What is left in your Daily Rhythm? Think through where you will gather to complete these parts of your day. Maybe you will want to do art and science on the tile floors in the kitchen or the read alouds on the couch. Using your Simpler Daily Rhythm, list where every other part of your day will take place.
3)Designate school storage.
There is just no way around it, you will need a place for school storage. I would argue it doesn’t need to be a big space. A closet or bookshelf will do. While you don’t need to organize or get it ready at this point, simply designate where you will keep curriculum, supplies, and tools. The closer to your school room, the better.
4)Gather furniture.
Because you have chosen to have a designated school room, think about the furniture you will want to help your kids learn effectively. A few examples:
If you want to do a morning meeting with read alouds and a language arts lesson in the school space, a comfortable rug with a bookshelf might be what you need. If you want kids to be able to listen to an audio book, complete their math workbook, and create art in the school room, a kid sized table and chairs with a rolling cart holding supplies might be what you need. Think through what you want the designated school space to be for and gather furniture.
5)Gather learning tools.
Not supplies. Do not read gather supplies. It’s time to gather learning tools. These might include a map for the wall, a rolling cart for supplies, a whiteboard or chalkboard, a calendar, a globe, a pocket chart or small caddy. Gather tools for your designated school room. Some of these items might come with your curriculum.
6)Set up the school room.
If you like puttering in the home, now is your chance.
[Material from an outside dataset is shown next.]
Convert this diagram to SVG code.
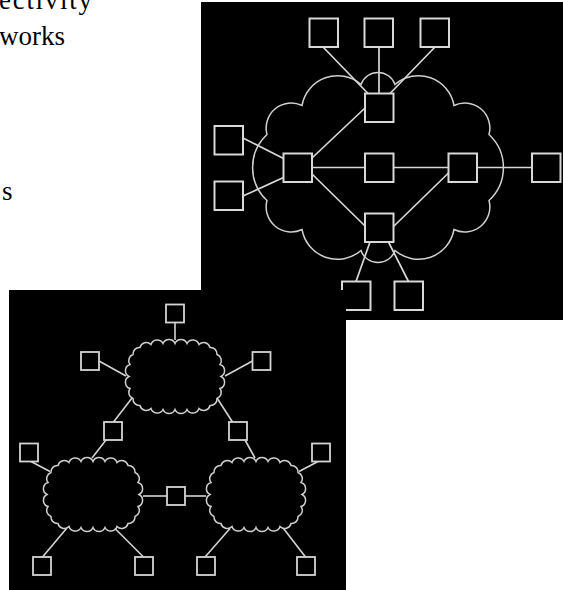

Take an afternoon or evening to set up the school room. Maybe enlist the help of your spouse. Now is the time to place the map on the wall, put the bookshelf in the corner, lay the rug on the floor, put the alphabet chart up. Set up the school room in a way that will serve you and your kids and enhance the learning experience.
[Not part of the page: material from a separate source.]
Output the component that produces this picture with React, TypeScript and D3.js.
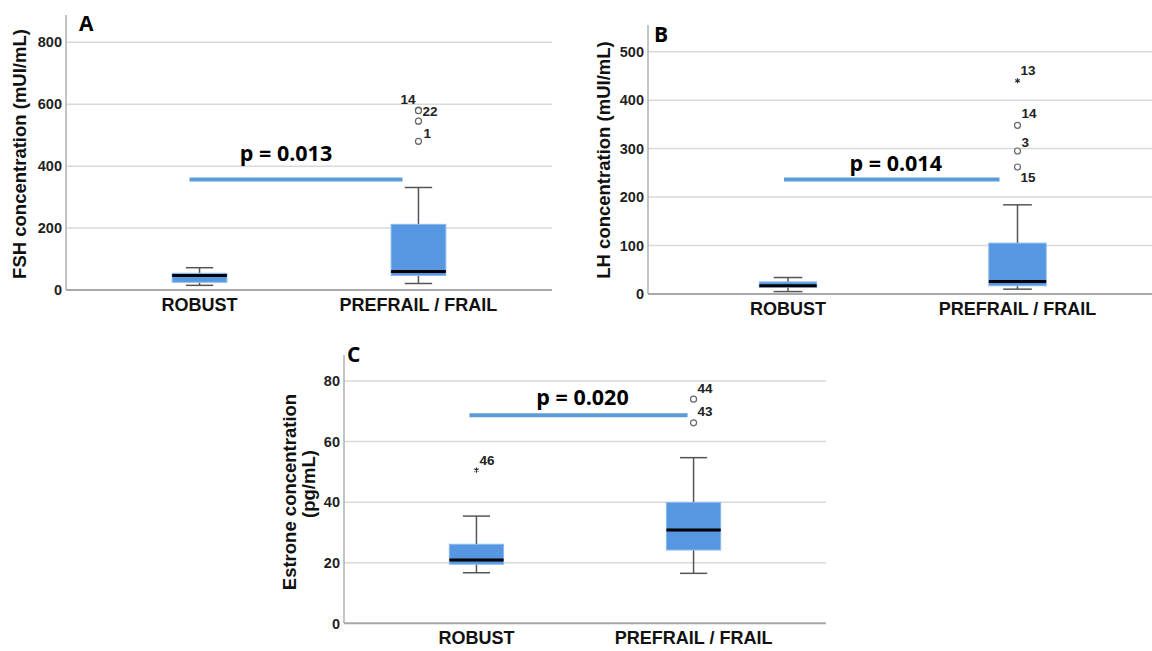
import React, { useEffect, useRef } from 'react';
import * as d3 from 'd3';

const groups = ['ROBUST', 'PREFRAIL / FRAIL'];

// box summaries: [lower whisker, Q1, median, Q3, upper whisker]
const fshRobust = [15, 25, 47, 54, 72];
const fshFrail = [21, 47, 60, 212, 331];
const fshFrailOutliers = [581, 579, 545, 480];
const fshFrailOutlierIds = ['14', '22', '', '1'];
const fshTicks = [0, 200, 400, 600, 800];

const lhRobust = [5, 14, 17, 25, 34];
const lhFrail = [10, 17, 26, 105, 184];
const lhFrailOutliers = [440, 348, 295, 262];
const lhFrailOutlierIds = ['13', '14', '3', '15'];
const lhFrailOutlierKinds = ['star', 'circle', 'circle', 'circle'];
const lhTicks = [0, 100, 200, 300, 400, 500];

const estRobust = [16.7, 19.5, 20.9, 26.1, 35.4];
const estFrail = [16.5, 24.2, 30.8, 39.9, 54.7];
const estRobustOutliers = [50.6];
const estRobustOutlierIds = ['46'];
const estFrailOutliers = [74, 66.2];
const estFrailOutlierIds = ['44', '43'];
const estTicks = [0, 20, 40, 60, 80];

const pLabels = ['p = 0.013', 'p = 0.014', 'p = 0.020'];
const sigLevels = [357, 236, 68.7];

const ARIAL = '"Liberation Sans", Arial, sans-serif';
const CALIBRI = '"Open Sans", "Noto Sans", sans-serif';
const BOX_FILL = '#5597e1';
const SIG_COLOR = '#5b9bd8';

const App = () => {
  const svgRef = useRef(null);

  useEffect(() => {
    const svg = d3.select(svgRef.current);
    svg.selectAll('*').remove();

    const panels = [
      {
        letter: 'A', letterPos: [79, 31],
        x0: 66, x1: 552, yTop: 15, yBottom: 290, max: 888,
        ticks: fshTicks,
        yLabel: ['FSH concentration (mUI/mL)'], yLabelPos: [[19, 154]],
        boxes: [fshRobust, fshFrail],
        outliers: [
          [],
          fshFrailOutliers.map((v, i) => ({ v, id: fshFrailOutlierIds[i], kind: 'circle' })),
        ],
        labelOffsets: [[], [[-3, -6, 'end'], [4, 5, 'start'], null, [5, -3, 'start']]],
        sig: sigLevels[0], sigDx: [-10, -16], p: pLabels[0], pGap: 18, pDx: -10,
      },
      {
        letter: 'B', letterPos: [654, 42],
        x0: 648, x1: 1157.5, yTop: 25, yBottom: 294, max: 555,
        ticks: lhTicks,
        yLabel: ['LH concentration (mUI/mL)'], yLabelPos: [[603, 160]],
        boxes: [lhRobust, lhFrail],
        outliers: [
          [],
          lhFrailOutliers.map((v, i) => ({ v, id: lhFrailOutlierIds[i], kind: lhFrailOutlierKinds[i] })),
        ],
        labelOffsets: [[], [[3, -6, 'start'], [4, -7, 'start'], [4, -4, 'start'], [3, 15, 'start']]],
        sig: sigLevels[1], sigDx: [-4, -18], p: pLabels[1], pGap: 9, pDx: 4,
      },
      {
        letter: 'C', letterPos: [347, 362],
        x0: 344, x1: 826, yTop: 355, yBottom: 623.3, max: 88.6,
        ticks: estTicks,
        yLabel: ['Estrone concentration', '(pg/mL)'], yLabelPos: [[289, 492], [308, 484]],
        boxes: [estRobust, estFrail],
        outliers: [
          estRobustOutliers.map((v, i) => ({ v, id: estRobustOutlierIds[i], kind: 'star' })),
          estFrailOutliers.map((v, i) => ({ v, id: estFrailOutlierIds[i], kind: 'circle' })),
        ],
        labelOffsets: [[[3, -5, 'start']], [[4, -6, 'start'], [4, -7, 'start']]],
        sig: sigLevels[2], sigDx: [-7, -6], p: pLabels[2], pGap: 10, pDx: 4,
      },
    ];

    panels.forEach((pn) => {
      const g = svg.append('g');
      const x = d3.scalePoint().domain(groups).range([pn.x0, pn.x1]).padding(0.61);
      const y = d3.scaleLinear().domain([0, pn.max]).range([pn.yBottom, pn.yTop]);
      const step = x.step();
      const boxW = step * 0.25;
      const capW = boxW * 0.5;

      // gridlines
      g.selectAll('.grid')
        .data(pn.ticks.filter((t) => t > 0))
        .enter().append('line')
        .attr('x1', pn.x0).attr('x2', Math.min(pn.x1, 1152))
        .attr('y1', (d) => y(d)).attr('y2', (d) => y(d))
        .attr('stroke', '#d9d9d9').attr('stroke-width', 1.5);

      // axes lines
      g.append('line')
        .attr('x1', pn.x0).attr('x2', pn.x0)
        .attr('y1', pn.yTop).attr('y2', pn.yBottom)
        .attr('stroke', '#b0b0b0').attr('stroke-width', 1.5);
      g.append('line')
        .attr('x1', pn.x0).attr('x2', Math.min(pn.x1, 1152))
        .attr('y1', pn.yBottom).attr('y2', pn.yBottom)
        .attr('stroke', '#a8a8a8').attr('stroke-width', 2);

      // tick labels
      g.selectAll('.tick')
        .data(pn.ticks)
        .enter().append('text')
        .attr('x', pn.x0 - 4)
        .attr('y', (d) => y(d))
        .attr('dy', '0.36em')
        .attr('text-anchor', 'end')
        .attr('font-family', ARIAL).attr('font-weight', 'bold').attr('font-size', 14.5)
        .attr('fill', '#1f1f1f')
        .text((d) => d);

      // y label
      pn.yLabel.forEach((lbl, i) => {
        const [lx, ly] = pn.yLabelPos[i];
        g.append('text')
          .attr('transform', `translate(${lx},${ly}) rotate(-90)`)
          .attr('text-anchor', 'middle')
          .attr('dy', '0.36em')
          .attr('font-family', ARIAL).attr('font-weight', 'bold').attr('font-size', 18.5)
          .attr('fill', '#111')
          .text(lbl);
      });

      // x labels
      g.selectAll('.xlab')
        .data(groups)
        .enter().append('text')
        .attr('x', (d) => x(d))
        .attr('y', pn.yBottom + 21)
        .attr('text-anchor', 'middle')
        .attr('font-family', ARIAL).attr('font-weight', 'bold').attr('font-size', 18)
        .attr('fill', '#111')
        .text((d) => d);

      // panel letter
      g.append('text')
        .attr('x', pn.letterPos[0]).attr('y', pn.letterPos[1])
        .attr('font-family', CALIBRI).attr('font-weight', 'bold').attr('font-size', 21)
        .attr('fill', '#000')
        .text(pn.letter);

      // boxes
      groups.forEach((grp, gi) => {
        const [lo, q1, med, q3, hi] = pn.boxes[gi];
        const cx = x(grp);
        const bx = g.append('g');
        bx.append('line')
          .attr('x1', cx).attr('x2', cx).attr('y1', y(hi)).attr('y2', y(q3))
          .attr('stroke', '#555').attr('stroke-width', 1.5);
        bx.append('line')
          .attr('x1', cx).attr('x2', cx).attr('y1', y(q1)).attr('y2', y(lo))
          .attr('stroke', '#555').attr('stroke-width', 1.5);
        [lo, hi].forEach((v) => {
          bx.append('line')
            .attr('x1', cx - capW / 2).attr('x2', cx + capW / 2)
            .attr('y1', y(v)).attr('y2', y(v))
            .attr('stroke', '#555').attr('stroke-width', 1.5);
        });
        bx.append('rect')
          .attr('x', cx - boxW / 2).attr('width', boxW)
          .attr('y', y(q3)).attr('height', y(q1) - y(q3))
          .attr('fill', BOX_FILL).attr('stroke', '#8bb9ee').attr('stroke-width', 1);
        bx.append('line')
          .attr('x1', cx - boxW / 2).attr('x2', cx + boxW / 2)
          .attr('y1', y(med)).attr('y2', y(med))
          .attr('stroke', '#000').attr('stroke-width', 3);

        // outliers
        pn.outliers[gi].forEach((o, oi) => {
          if (o.kind === 'star') {
            bx.append('path')
              .attr('d', d3.symbol(d3.symbolAsterisk, 18)())
              .attr('transform', `translate(${cx},${y(o.v)})`)
              .attr('stroke', '#222').attr('stroke-width', 1.1);
          } else {
            bx.append('circle')
              .attr('cx', cx).attr('cy', y(o.v)).attr('r', 3)
              .attr('fill', '#fff').attr('stroke', '#666').attr('stroke-width', 1.2);
          }
          const off = pn.labelOffsets[gi][oi];
          if (o.id && off) {
            bx.append('text')
              .attr('x', cx + off[0]).attr('y', y(o.v) + off[1])
              .attr('text-anchor', off[2])
              .attr('font-family', ARIAL).attr('font-weight', 'bold').attr('font-size', 13.5)
              .attr('fill', '#222')
              .text(o.id);
          }
        });
      });

      // significance bar
      const sx0 = x(groups[0]) + pn.sigDx[0];
      const sx1 = x(groups[1]) + pn.sigDx[1];
      g.append('line')
        .attr('x1', sx0).attr('x2', sx1)
        .attr('y1', y(pn.sig)).attr('y2', y(pn.sig))
        .attr('stroke', SIG_COLOR).attr('stroke-width', 4);
      g.append('text')
        .attr('x', (sx0 + sx1) / 2 + pn.pDx)
        .attr('y', y(pn.sig) - pn.pGap)
        .attr('text-anchor', 'middle')
        .attr('font-family', CALIBRI).attr('font-weight', 'bold').attr('font-size', 21.5)
        .attr('fill', '#000')
        .text(pn.p);
    });
  }, []);

  return (
    <svg
      ref={svgRef}
      width={1152}
      height={651}
      style={{ position: 'absolute', left: 0, top: 0, background: '#fff' }}
    />
  );
};

export default App;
Using the Home for School Spaces
Maybe you don’t have the space to make one part of your home into a school room. That is not a problem. You have plenty of good, usable space all throughout your home.
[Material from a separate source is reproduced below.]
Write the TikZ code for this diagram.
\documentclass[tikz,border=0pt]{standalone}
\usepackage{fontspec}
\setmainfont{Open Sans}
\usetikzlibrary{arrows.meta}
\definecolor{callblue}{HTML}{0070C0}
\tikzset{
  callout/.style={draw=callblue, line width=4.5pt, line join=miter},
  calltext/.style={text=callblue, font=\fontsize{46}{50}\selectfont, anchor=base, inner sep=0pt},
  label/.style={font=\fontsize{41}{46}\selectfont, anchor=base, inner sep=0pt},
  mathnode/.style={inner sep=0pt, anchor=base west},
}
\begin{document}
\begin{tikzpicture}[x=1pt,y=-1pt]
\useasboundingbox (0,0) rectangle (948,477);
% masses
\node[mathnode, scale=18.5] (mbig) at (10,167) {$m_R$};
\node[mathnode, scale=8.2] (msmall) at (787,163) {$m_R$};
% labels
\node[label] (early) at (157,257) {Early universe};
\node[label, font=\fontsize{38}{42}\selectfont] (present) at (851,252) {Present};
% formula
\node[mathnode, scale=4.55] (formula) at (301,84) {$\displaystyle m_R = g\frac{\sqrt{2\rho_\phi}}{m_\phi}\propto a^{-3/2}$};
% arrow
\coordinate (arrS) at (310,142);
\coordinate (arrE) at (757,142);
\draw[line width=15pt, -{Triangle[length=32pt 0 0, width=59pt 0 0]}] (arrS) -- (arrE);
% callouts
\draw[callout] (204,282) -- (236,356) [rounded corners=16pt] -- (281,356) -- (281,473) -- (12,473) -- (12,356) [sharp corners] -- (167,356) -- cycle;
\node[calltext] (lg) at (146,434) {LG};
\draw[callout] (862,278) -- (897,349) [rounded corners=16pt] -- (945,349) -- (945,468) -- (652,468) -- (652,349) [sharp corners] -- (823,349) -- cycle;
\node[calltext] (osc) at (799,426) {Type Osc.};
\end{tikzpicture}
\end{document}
1)Designate your school spaces.
Retrieve your Simpler Daily Rhythm. Go through each item and decide where you will complete each subject or task. Read alouds on the couch? Art projects at the kitchen counter? Science experiments in the basement? Where does it make sense to gather?
I said it in the Designated School Room section, but I will say it again. If there is one thing I learned while teaching in public school and at home, transitions can make or break school days. If we want our homeschooling days to be less hectic and more calm (especially if schooling multiple kids), I suggest grouping together items that can be done in the same space. For example, we do our devotion, calendar, language arts lesson, and read aloud back to back in our school room. We do all our seat work at the dining room table. Kids need to move, but the fewer transitions between spaces, the easier your day will flow.
2)Designate school storage.
Although you aren’t using a designated school room, you will still need school storage. Curriculum, art supplies, books, and other materials will need a place to live. This can simply be a closet or a bookshelf. Designate it now, organize it later. One tip while choosing where your school storage will be: try to choose a place where it can be out of sight for weekends and days or weeks off. I’ve found having supplies out of sight on non school days really helps us think of it as a family day and not a school day.
3)Gather learning tools.
Since you do not have a designated school room, you won’t need to gather furniture, it is already there for you in your kitchen, dining room, back patio, living room or family room. However, you might want a bookshelf or rolling cart for supplies, a globe for geography, or containers to house curriculum. No need to gather supplies just yet, only learning tools that will help your homeschool day run smoother.
A Simpler Homeschool will look different in every home. What makes it simpler is that it is intentionally thought through and the spaces function well for you and your family.
Tell me: where will your school spaces be this year?